The stadium I grew up going to games in was Tampa Stadium. While that admittedly was not the most creative name in the world, it certainly wasn't embarassing. Unfortunately when the Glazer family bought the Buccaneers, they decided to put their own name on the stadium. And since Malcolm Glazer owned a totally uninspiring restaurant chain, for the last couple of years fans were subjected to the name Houlihan's Stadium. Now Miami fans are apparently about to experience that humiliating feeling for themselves. Say hello to Landshark Stadium! On the other hand, the stadium was named for a bankrupt underwear manufacturer for a number of years, so maybe this won't faze anybody.
As it frequently does, the Kentucky Derby had an amazing outcome. Mine That Bird's final quarter mile looked the way it does in the airport when you're walking on the moving sidewalk and others are walking on the carpet. Fallica's pick to win was second, but that was little solace to him. His thoughts....
"I'm nauseous. Unless you liked the name or play the number 8, the horse was impossible to have. I dont even feel guilty about not backwheeling my top pick, Pioneerof the Nile who was second. Bad day for the sport, another year with a meaningless Belmont and no Triple Crown hopes."
I just thought it was funny the announcer had no idea who the horse was until it basically crossed the finish line. Nice job.
This week the American Football Coaches Association will discuss their "review" of the coaches poll for football. The only discussion should be getting rid of the poll as it exists now altogether.
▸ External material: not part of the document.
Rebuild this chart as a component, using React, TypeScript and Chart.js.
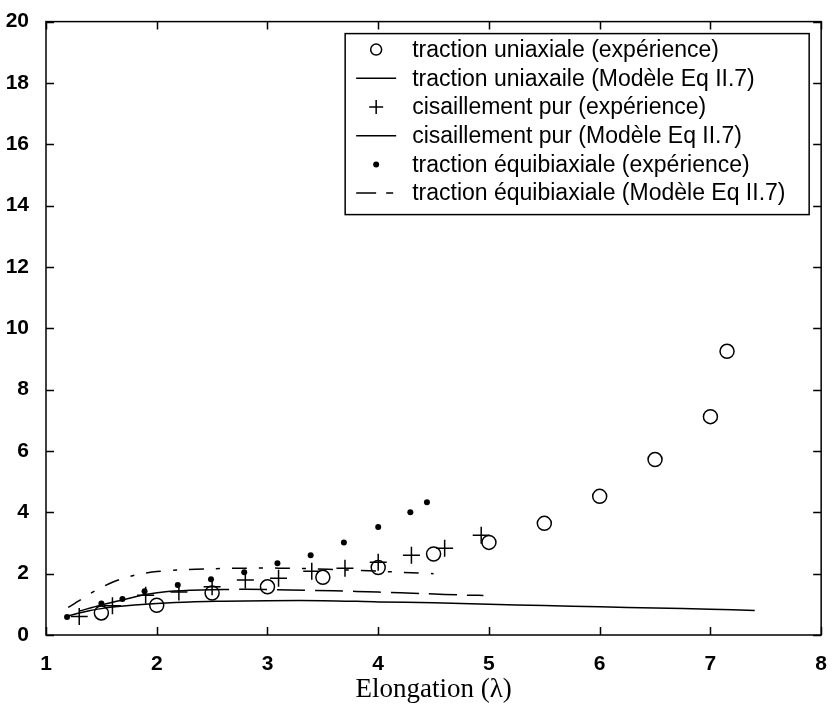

Whether they have a panel of retired coaches vote or just abolish the thing altogether, there is no justifiable reason for having people with financial stakes in the outcome voting in a poll which affects the BCS. If coaches insist on still being involved, they should have to release their ballots publically every week, just like the AP guys do. If coaches don't like that, it only further emphasizes that they have no business voting in the first place.
The day I was at Wrigley Field, the seventh inning stretch singer of "Take Me Out To the Ballgame" was Ron Zook. He was doing it for his third time, and still had to use notecards to remember the words. Not quite the atmosphere Harry Caray singing once created. The train wreck that was the Osbournes singing it had already convinced me it was time to stop the new "tradition" that had replaced the late Caray. The latest person to wreck the song is "actress" Denise Richards, who's every bit as convincing a singer as she was a nuclear weapons expert in one of the Pierce Brosnan James Bond films. Seriously, Cub execs, play a clip of Harry singing from now on and only use a celebrity once in a rare while if they're 1. a true Cub fan and 2. capable of competently singing the song.
One of the things that's always fascinated me about Vegas is that people are considered mega-stars there who the rest of America has never heard of. Perhaps no one more personified what I'm talking about than Danny Gans, who died Friday. He was an impressionist whose name was everywhere in the city. Billboards, the backs of cabs, the airport, the huge marquee at the Mirage, you name it. He was inescapable in Vegas, but if you've never been there this is likely the first you've heard of him. I never saw Gans do his show - George Burns imitiations for 100 bucks just didn't seem all that exciting to me - but the guy was scheduled to earn fifty million over the next three years. Now he's gone, and part of the city's history goes with him. Does anyone grow up wanting to do that kind of act anymore?